Yollar tanışmaya çıkar!
Yazar: Banu BozdemirBazı filmler duygularıyla sizin gönül telinize dokunur, tesadüfi zorunlulukların sancılarıyla kıvranan bir yetişkin ve bir çocuğun hayatına sızdığımız filmlerin sayısı hiç de az değil. Aklıma ilk gelen Leon oluyor. Tabii orada arka planda büyük bir dehşet dönüyor ve bir kader ortaklığı çıkıyordu oradaki trajediden. Buradaki hikaye ise bekar ve çocuğu olmayan radyo programcısı Johnny’nin kız kardeşinin oğluna yani yeğenine bakmasını anlatıyor, onun ebeveynlik sürecini nasıl yönettiğini takip ediyoruz.
Aşk ve kişisel çıkarlarla başkalarını önemseme arasındaki çekişmenin ortasında, geçmiş ve gelecek arasındaki bağlar üzerine hassas ve derin bir hikayeye dönüşüyor C’mon C’mon / Yaşamaya Bak…
Yönetmen Mike Mills’in yakın çevresini markaja alarak çektiği filmlerden bir tanesi de diyebiliriz film için. Beginners’in babasıyla ilgili otobiyografik bir hikaye olduğunu; 20th Century Women’ın da kendi çocukluğundan uyarlanmış ve annesi hakkında bir film olduğunu düşünürsek C’mon C’mon için kendi çocuğundan ilham aldı demek zor olmaz…
Çocuklarla ilgili bir radyo belgeseli hazırlayan, yeğeni Jesse’yi de bu soru dolu yolculukta yanına alan Johnny çocuklara mutlulukla ve gelecekle ilgili sorduğu soruların üzerinden bir kez daha pratik yapmış bir halde geçiyor ve Jesse ile yaşadıkları ilişki aracılığıyla bir nevi sorduğu soruların cevaplarını buluyor.
Kardeşi Viv sorunlu kocasını kurtarmak için ona yönlenirken, oğlunu da Johnny’e emanet ediyor.

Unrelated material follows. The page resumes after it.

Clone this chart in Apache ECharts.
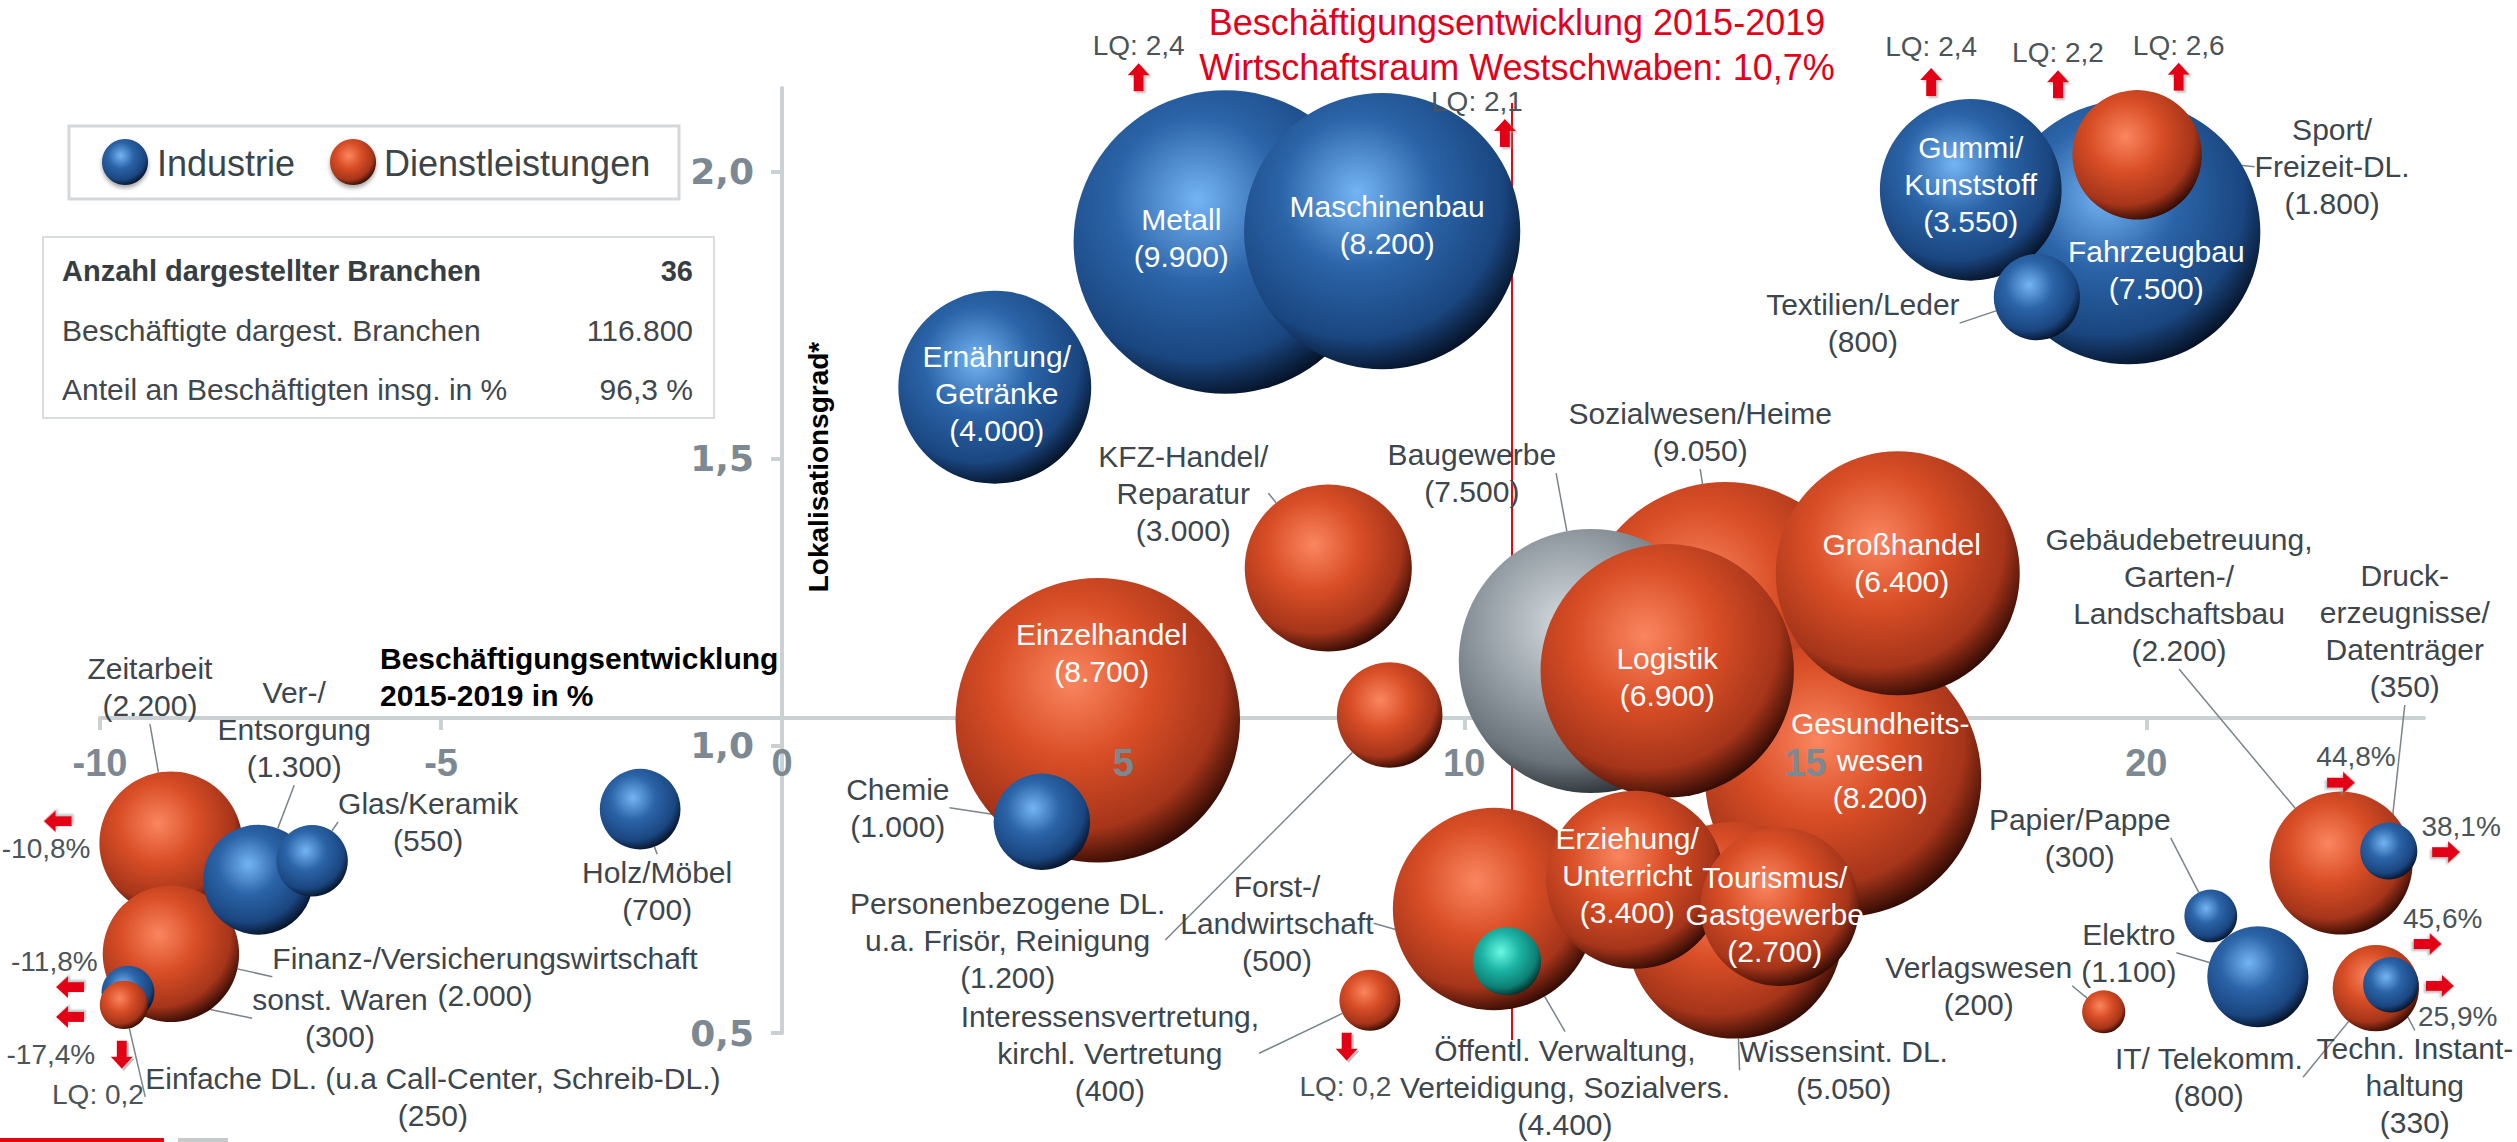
<!DOCTYPE html>
<html>
<head>
<meta charset="utf-8">
<script src="https://cdn.jsdelivr.net/npm/echarts@6/dist/echarts.min.js"></script>
<style>
html,body{margin:0;padding:0;background:#ffffff;}
#chart{width:2517px;height:1142px;}
</style>
</head>
<body>
<div id="chart"></div>
<script>
// ---------------- DATA ----------------
// Branches in drawing order (later = on top)
const branchNames = [
  'Zeitarbeit', 'Finanz-/Versicherungswirtschaft', 'Ver-/\nEntsorgung', 'Glas/Keramik',
  'sonst. Waren', 'Einfache DL. (u.a Call-Center, Schreib-DL.)', 'Holz/Möbel',
  'Einzelhandel', 'Chemie', 'Ernährung/\nGetränke', 'Metall', 'Maschinenbau',
  'KFZ-Handel/\nReparatur', 'Personenbezogene DL.\nu.a. Frisör, Reinigung',
  'Interessensvertretung,\nkirchl. Vertretung', 'Sozialwesen/Heime', 'Gesundheits-\nwesen',
  'Baugewerbe', 'Großhandel', 'Logistik', 'Wissensint. DL.',
  'Öffentl. Verwaltung,\nVerteidigung, Sozialvers.', 'Forst-/\nLandwirtschaft',
  'Erziehung/\nUnterricht', 'Tourismus/\nGastgewerbe', 'Fahrzeugbau', 'Gummi/\nKunststoff',
  'Sport/\nFreizeit-DL.', 'Textilien/Leder', 'Gebäudebetreuung,\nGarten-/\nLandschaftsbau',
  'Druck-\nerzeugnisse/\nDatenträger', 'Papier/Pappe', 'Elektro', 'Verlagswesen',
  'IT/ Telekomm.', 'Techn. Instant-\nhaltung'
];
// I = Industrie, D = Dienstleistungen, B = Baugewerbe, L = Land-/Forstwirtschaft
const branchGroup = [
  'D','D','I','I','I','D','I','D','I','I','I','I','D','D','D','D','D','B','D','D','D','D','L',
  'D','D','I','I','D','I','D','I','I','I','D','D','I'
];
// Beschäftigungsentwicklung 2015-2019 in % (position as drawn)
const growthPct = [
  -8.96, -8.96, -7.68, -6.89, -9.59, -9.65, -2.08, 4.63, 3.81, 3.12, 6.50, 8.80,
  8.01, 8.91, 8.62, 13.83, 15.56, 11.86, 16.36, 12.98, 13.97, 10.44, 10.63,
  12.51, 14.63, 19.74, 17.43, 19.87, 18.40, 22.86, 23.56, 20.95, 21.64, 19.38,
  23.37, 23.59
];
// Lokalisationsgrad (position as drawn)
const locQuot = [
  0.831, 0.638, 0.767, 0.800, 0.571, 0.549, 0.890, 1.045, 0.868, 1.625, 1.878, 1.897,
  1.310, 1.054, 0.557, 1.207, 0.943, 1.148, 1.301, 1.131, 0.679, 0.716, 0.625,
  0.767, 0.720, 1.895, 1.969, 2.030, 1.782, 0.796, 0.817, 0.704, 0.598, 0.537,
  0.578, 0.584
];
// Beschäftigte
const employees = [
  2200, 2000, 1300, 550, 300, 250, 700, 8700, 1000, 4000, 9900, 8200,
  3000, 1200, 400, 9050, 8200, 7500, 6400, 6900, 5050, 4400, 500,
  3400, 2700, 7500, 3550, 1800, 800, 2200, 350, 300, 1100, 200,
  800, 330
];
// Reference line: Beschäftigungsentwicklung Wirtschaftsraum Westschwaben
const refGrowth = 10.7;
const refLineLQ = [2.12, 0.488];

// Out-of-range markers: [x, LQ, direction]
const arrowMarks = [
  [5.23, 2.165, 'up'], [10.60, 2.068, 'up'], [16.85, 2.157, 'up'], [18.71, 2.153, 'up'],
  [20.48, 2.166, 'up'], [-9.68, 0.462, 'down'], [8.28, 0.476, 'down'],
  [-10.62, 0.869, 'left'], [-10.44, 0.580, 'left'], [-10.44, 0.528, 'left'],
  [22.86, 0.936, 'right'], [24.40, 0.815, 'right'], [24.13, 0.655, 'right'], [24.31, 0.582, 'right']
];
// True values of clipped bubbles: [text, x, LQ]
const noteTexts = [
  ['LQ: 2,4', 5.23, 2.221], ['LQ: 2,1', 10.19, 2.122], ['LQ: 2,4', 16.85, 2.218],
  ['LQ: 2,2', 18.71, 2.209], ['LQ: 2,6', 20.48, 2.221], ['LQ: 0,2', -10.03, 0.392],
  ['LQ: 0,2', 8.26, 0.406], ['-10,8%', -10.79, 0.821], ['-11,8%', -10.67, 0.624],
  ['-17,4%', -10.72, 0.463], ['44,8%', 23.08, 0.981], ['38,1%', 24.62, 0.859],
  ['45,6%', 24.35, 0.699], ['25,9%', 24.57, 0.528]
];
const xTicks = [-10, -5, 0, 5, 10, 15, 20];
const yTicks = [0.5, 1.0, 1.5, 2.0];
const legendNames = ['Industrie', 'Dienstleistungen'];
const infoLabels = ['Anzahl dargestellter Branchen', 'Beschäftigte dargest. Branchen', 'Anteil an Beschäftigten insg. in %'];
const infoValues = ['36', '116.800', '96,3 %'];
const titleLines = ['Beschäftigungsentwicklung 2015-2019', 'Wirtschaftsraum Westschwaben: 10,7%'];
const xAxisTitle = 'Beschäftigungsentwicklung\n2015-2019 in %';
const yAxisTitle = 'Lokalisationsgrad*';

// ---------------- STYLE / LAYOUT ----------------
// label placement: [inside?, dx, dy] (pixels from bubble centre)
const labelPlace = [
  [0,-21,-156],[0,314,23],[0,36,-150],[0,116,-39],[0,212,26],[0,309,92],[0,17,82],
  [1,4,-67],[0,-144,-14],[1,2,6],[1,-44,-4],[1,5,-6],
  [0,-145,-75],[0,-382,225],[0,-260,53],[0,-25,-195],[1,37,-18],
  [0,-119,-188],[1,4,-10],[1,0,6],[0,109,140],[0,71,178],[0,-230,-38],
  [1,-8,-4],[1,-5,8],[1,28,38],[1,0,-5],[0,195,12],[0,-174,26],[0,-162,-268],
  [0,16,-220],[0,-131,-78],[0,-129,-24],[0,-125,-26],[0,-167,89],[0,24,101]
];
const SIZE_K = 3.05; // diameter = k * sqrt(employees)
const FONT = '"Liberation Sans", Arial, sans-serif';
const gradStops = {
  I: ['#74b4f4', '#2b64a8', '#1a4680', '#06142a'],
  D: ['#fa8660', '#d94e26', '#a6351a', '#350c04'],
  B: ['#d6dce0', '#9da6ac', '#6a737a', '#2c3237'],
  L: ['#6af8e4', '#1cb4a4', '#0e7f74', '#03302b']
};
function sphere(g) {
  const s = gradStops[g];
  return { type: 'radial', x: 0.41, y: 0.36, r: 0.66,
    colorStops: [{offset: 0, color: s[0]}, {offset: 0.42, color: s[1]}, {offset: 0.8, color: s[2]}, {offset: 1, color: s[3]}] };
}
const fmtNum = n => String(n).replace(/\B(?=(\d{3})+(?!\d))/g, '.');

// view range of the full-canvas plotting grid
const X_VIEW = [-782 / 68.2, (2517 - 782) / 68.2];
const Y_VIEW = [1 - 396 / 574, 1 + 746 / 574];

const bubbleData = branchNames.map((n, i) => {
  const inside = labelPlace[i][0] === 1;
  return {
    name: n,
    value: [growthPct[i], locQuot[i], employees[i]],
    itemStyle: { color: sphere(branchGroup[i]), opacity: 1 },
    label: {
      show: true, position: 'inside',
      formatter: n + '\n(' + fmtNum(employees[i]) + ')',
      color: inside ? '#ffffff' : '#3d464c'
    },
    labelLine: { show: !inside }
  };
});

const arrowPath = 'path://M11,0 L22,12 L16,12 L16,28 L6,28 L6,12 L0,12 Z';
const rot = { up: 0, down: 180, left: 90, right: -90 };

const chart = echarts.init(document.getElementById('chart'), null, { renderer: 'svg' });
const axisGray = '#cbd0d3';
const labelGray = '#7d8992';

const option = {
  backgroundColor: '#ffffff',
  animation: false,
  grid: [
    { left: 0, right: 0, top: 0, bottom: 0 },
    { left: 100, right: 93, top: 100, bottom: 424 },
    { left: 782, width: 10, top: 88, bottom: 109 }
  ],
  xAxis: [
    { gridIndex: 0, type: 'value', min: X_VIEW[0], max: X_VIEW[1], show: false },
    { gridIndex: 1, type: 'value', min: -10, max: 24.07, interval: 5, position: 'bottom', z: 0,
      axisLine: { show: true, onZero: false, lineStyle: { color: axisGray, width: 4 } },
      axisTick: { show: true, length: 12, customValues: xTicks, lineStyle: { color: axisGray, width: 4 } },
      axisLabel: { show: false }, splitLine: { show: false } },
    { gridIndex: 1, type: 'value', min: -10, max: 24.07, interval: 5, position: 'bottom', z: 50,
      axisLine: { show: false }, axisTick: { show: false }, splitLine: { show: false },
      axisLabel: { show: true, customValues: xTicks, margin: 45, verticalAlign: 'middle',
        fontFamily: FONT, fontWeight: 'bold', fontSize: 38, color: labelGray,
        formatter: v => (xTicks.indexOf(Math.round(v)) >= 0 && Math.abs(v - Math.round(v)) < 1e-6) ? String(Math.round(v)) : '' } },
    { gridIndex: 2, type: 'value', min: 0, max: 1, show: false }
  ],
  yAxis: [
    { gridIndex: 0, type: 'value', min: Y_VIEW[0], max: Y_VIEW[1], show: false },
    { gridIndex: 1, type: 'value', min: 0, max: 1, show: false },
    { gridIndex: 2, type: 'value', min: 0.5, max: 2.146, interval: 0.5, position: 'left', z: 0,
      axisLine: { show: true, onZero: false, lineStyle: { color: axisGray, width: 4 } },
      axisTick: { show: true, length: 11, customValues: yTicks, lineStyle: { color: axisGray, width: 4 } },
      splitLine: { show: false },
      axisLabel: { show: true, customValues: yTicks, margin: 28,
        fontFamily: '"DejaVu Sans", sans-serif', fontWeight: 'bold', fontSize: 36, color: labelGray,
        formatter: v => (yTicks.some(t => Math.abs(t - v) < 1e-6)) ? v.toFixed(1).replace('.', ',') : '' } }
  ],
  series: [
    {
      name: 'Branchen', type: 'scatter', xAxisIndex: 0, yAxisIndex: 0, z: 5,
      data: bubbleData,
      symbol: 'circle',
      symbolSize: v => SIZE_K * Math.sqrt(v[2]),
      silent: true,
      itemStyle: { opacity: 1 },
      emphasis: { disabled: true },
      label: { fontFamily: FONT, fontSize: 30, lineHeight: 37, align: 'center', verticalAlign: 'middle' },
      labelLine: { show: true, lineStyle: { color: '#7a848a', width: 1.5 } },
      labelLayout: p => ({ dx: labelPlace[p.dataIndex][1], dy: labelPlace[p.dataIndex][2] }),
      markLine: {
        silent: true, symbol: ['none', 'none'], label: { show: false },
        lineStyle: { color: '#e30613', width: 2, type: 'solid', opacity: 1 },
        data: [[{ coord: [refGrowth, refLineLQ[0]] }, { coord: [refGrowth, refLineLQ[1]] }]]
      }
    },
    {
      name: 'Pfeile', type: 'scatter', xAxisIndex: 0, yAxisIndex: 0, z: 6, silent: true,
      symbol: arrowPath, symbolSize: [22, 28],
      itemStyle: { color: '#e30613', opacity: 1, shadowColor: 'rgba(150,150,150,0.6)', shadowBlur: 2, shadowOffsetX: 2, shadowOffsetY: 2 },
      data: arrowMarks.map(a => ({ value: [a[0], a[1]], symbolRotate: rot[a[2]] }))
    },
    {
      name: 'Hinweise', type: 'scatter', xAxisIndex: 0, yAxisIndex: 0, z: 6, silent: true,
      symbolSize: 2, itemStyle: { color: 'rgba(255,255,255,0)', opacity: 1 },
      label: { show: true, position: 'inside', formatter: p => p.name,
        fontFamily: FONT, fontSize: 28, color: '#4b5459' },
      data: noteTexts.map(t => ({ name: t[0], value: [t[1], t[2]] }))
    }
  ],
  graphic: [
    // title
    { type: 'text', x: 1517, y: 22, z: 100, style: { text: titleLines[0], fill: '#e2001a', font: '36px ' + FONT, textAlign: 'center', textVerticalAlign: 'middle' } },
    { type: 'text', x: 1517, y: 67, z: 100, style: { text: titleLines[1], fill: '#e2001a', font: '36px ' + FONT, textAlign: 'center', textVerticalAlign: 'middle' } },
    // legend
    { type: 'rect', z: 100, shape: { x: 69, y: 126, width: 610, height: 73 }, style: { fill: '#ffffff', stroke: '#d3d7da', lineWidth: 3 } },
    { type: 'circle', z: 101, shape: { cx: 125, cy: 162, r: 23 }, style: { fill: sphere('I'), shadowColor: 'rgba(0,0,0,0.35)', shadowBlur: 4, shadowOffsetY: 3 } },
    { type: 'text', z: 101, x: 157, y: 163, style: { text: legendNames[0], fill: '#3b4449', font: '36px ' + FONT, textVerticalAlign: 'middle' } },
    { type: 'circle', z: 101, shape: { cx: 353, cy: 162, r: 23 }, style: { fill: sphere('D'), shadowColor: 'rgba(0,0,0,0.35)', shadowBlur: 4, shadowOffsetY: 3 } },
    { type: 'text', z: 101, x: 384, y: 163, style: { text: legendNames[1], fill: '#3b4449', font: '36px ' + FONT, textVerticalAlign: 'middle' } },
    // info box
    { type: 'rect', z: 100, shape: { x: 43, y: 237, width: 671, height: 181 }, style: { fill: '#ffffff', stroke: '#d9dde0', lineWidth: 2 } },
    { type: 'text', z: 101, x: 62, y: 271, style: { text: infoLabels[0], fill: '#363e43', font: 'bold 29px ' + FONT, textVerticalAlign: 'middle' } },
    { type: 'text', z: 101, x: 693, y: 271, style: { text: infoValues[0], fill: '#363e43', font: 'bold 29px ' + FONT, textAlign: 'right', textVerticalAlign: 'middle' } },
    { type: 'text', z: 101, x: 62, y: 330, style: { text: infoLabels[1], fill: '#3f474c', font: '30px ' + FONT, textVerticalAlign: 'middle' } },
    { type: 'text', z: 101, x: 693, y: 330, style: { text: infoValues[1], fill: '#3f474c', font: '30px ' + FONT, textAlign: 'right', textVerticalAlign: 'middle' } },
    { type: 'text', z: 101, x: 62, y: 389, style: { text: infoLabels[2], fill: '#3f474c', font: '30px ' + FONT, textVerticalAlign: 'middle' } },
    { type: 'text', z: 101, x: 693, y: 389, style: { text: infoValues[2], fill: '#3f474c', font: '30px ' + FONT, textAlign: 'right', textVerticalAlign: 'middle' } },
    // axis titles
    { type: 'text', z: 100, x: 380, y: 677, style: { text: xAxisTitle, fill: '#000000', font: 'bold 30px ' + FONT, lineHeight: 37, textVerticalAlign: 'middle' } },
    { type: 'text', z: 100, x: 818, y: 467, rotation: Math.PI / 2, style: { text: yAxisTitle, fill: '#000000', font: 'bold 28px ' + FONT, textAlign: 'center', textVerticalAlign: 'middle' } },
    // bottom decoration
    { type: 'rect', z: 100, shape: { x: 0, y: 1138, width: 164, height: 4 }, style: { fill: '#e30613' } },
    { type: 'rect', z: 100, shape: { x: 178, y: 1138, width: 50, height: 4 }, style: { fill: '#c6cacd' } }
  ]
};
chart.setOption(option);
</script>
</body>
</html>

Bir aile dramının içerisinde Jesse, hem uzak kaldığı annesinin özlemiyle, hem de çocuk pratiğine uzak dayısının bocalamaları arasında epey hırpalanıyor. Hırpalanma konusunda Johnny’i de hesaba katabiliriz elbette. Johnny bakıcılık yaparken aynı zamanda yeğenini babasının hastalığının gerçekliğinden korumaya, bunu yaparken de zaman zaman yanlış adımlarla çocuğu kendinden uzaklaştırmaya devam ediyor. Nasıl mı? Jesse yolda kısa bir süre gözden kayboluyor ve Johnny panik bir biçimde onu arıyor. Bulduğunda çıldırmış gibi olduğundan bu Jesse’yi daha da geriye itiyor. Kardeşi Viv ile yoğun telefon görüşmeleri sonucunda güven ilişkisi tekrar devreye girmeye başlıyor. Yani film ilişkiler üzerine bize deneme yanılma yöntemi sunuyor ve biz sonuçları üzerine tam olarak neticeler alamadan bir sonraki hesaplaşmayla karşılaşıyoruz.
Siyah beyaz çekilen film içinde nostaljik bir tat barındırıyor ama bu siyah beyazın anlamını çok da açığa çıkarmıyor, belki de herkesin büyüme dönemlerine ilişkin anılara taşımaya çalışıyor bizleri. Sonuçta Johnny ve Viv arasında da annenin ölümünden sonra oluşan bir kopukluk var. Bir yandan da onu onarma süreci içeriyor bu zorunlu bakım süreci.
Filmin başrolünde Joaquin Phoenix ve çocuk oyuncu Woody Norman var. Mike Mills filmde karakterlerine yardımcı olacağını düşüneceği fikirler atmaktan geri durmuyor. Onlara kitaplardan ve makalelerden oluşan çıkış işaretleri sunuyor. Bazen de masayı tıkırdatan parmaklar iletişim için işbaşına geçer. Tanımakla ilgili filmin içinde dolaşırken mutlaka kendinizle ilgili cümleler yakalamanız mümkün diye düşünüyorum. Phoenix izlemek her zaman keyifli tabii, Norman’ın çocuk enerjisi ise çok tanıdık!